# Kelp4Less - Triple Organic Micro Nutrients



## LHP_Grass (Jun 19, 2020)

Anyone use this micronutrient mix from K4L? The content looks good, but the application rate is so tiny that I'm sure it would need to be adjusted for turf.

https://www.kelp4less.com/shop/triple-organic-micro-nutrients/

Stats:


NPK analysis: N/A
Iron - 7%
Manganese - 11%
Sulfur - 5%
Magnesium - 5%

Mixing Instructions:

Mix one 1/4 TSP per 50 gallons of reservoir water.
Mix 1/32 tsp. to one (1) gallon of water.


----------



## rjjrmiller (Jun 4, 2020)

Those crystals look like they could be dissolved and heavily diluted and still be sold as a liquid concentrate that needs to be diluted before applying.

I do think Kelp4Less could have a more details about application rates. I like the Extreme Blend and it could give more details. I haven't tried that micro nutrient product but everything I've gotten from them has been good in my opinion.
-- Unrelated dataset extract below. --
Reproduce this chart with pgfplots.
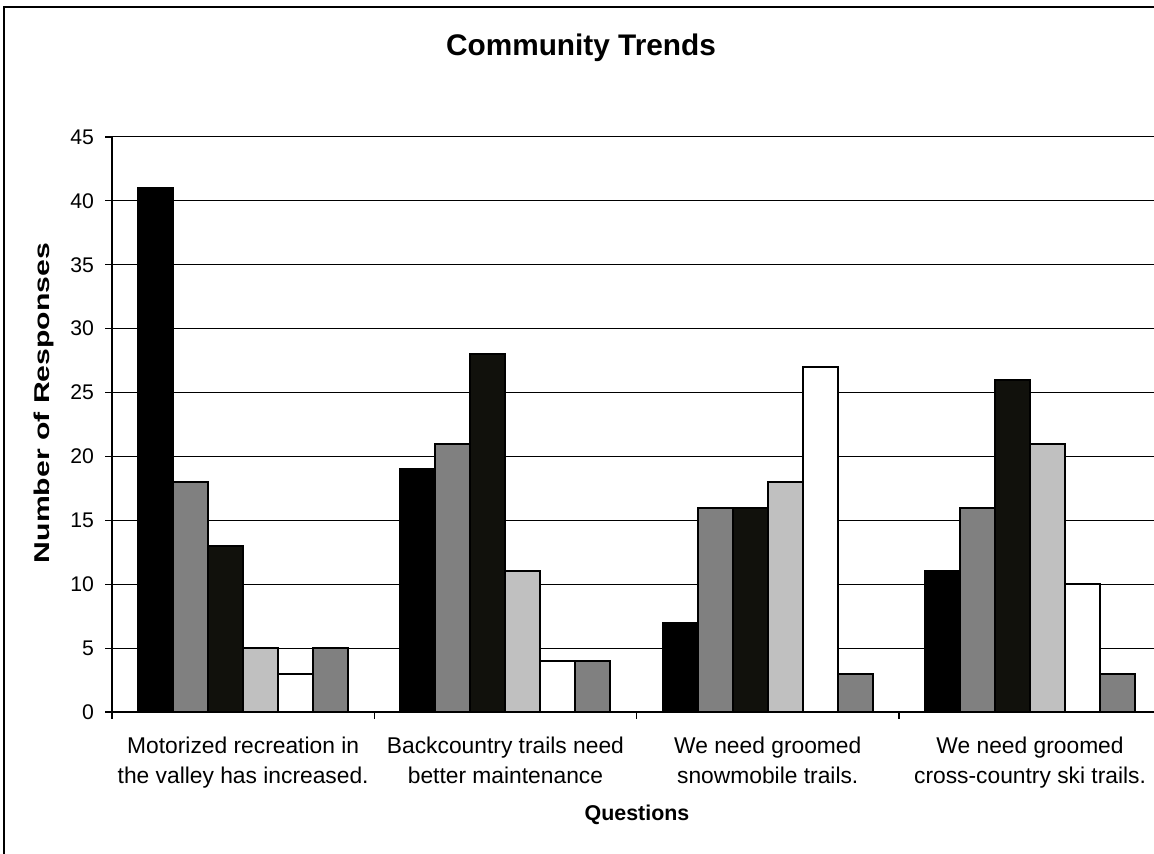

I'd like to hear about experiences with application rates for turf on kelp4less products in general, especially of those micro nutrient crystals that look like the most potent lawn food I've ever seen.

They look like crystal meth for the lawn. (Yep I said it)


----------



## LHP_Grass (Jun 19, 2020)

I was curious and gave them a call. They said the dilution rate stands at the 1/32 tsp per gallon, but wouldn't commit to a turf area to use it on (the standard 1K sq/ft). They just said it's "very potent stuff". 

I'm wondering how this compares to Feature 0-0-6, since they have close to the same AIs.


----------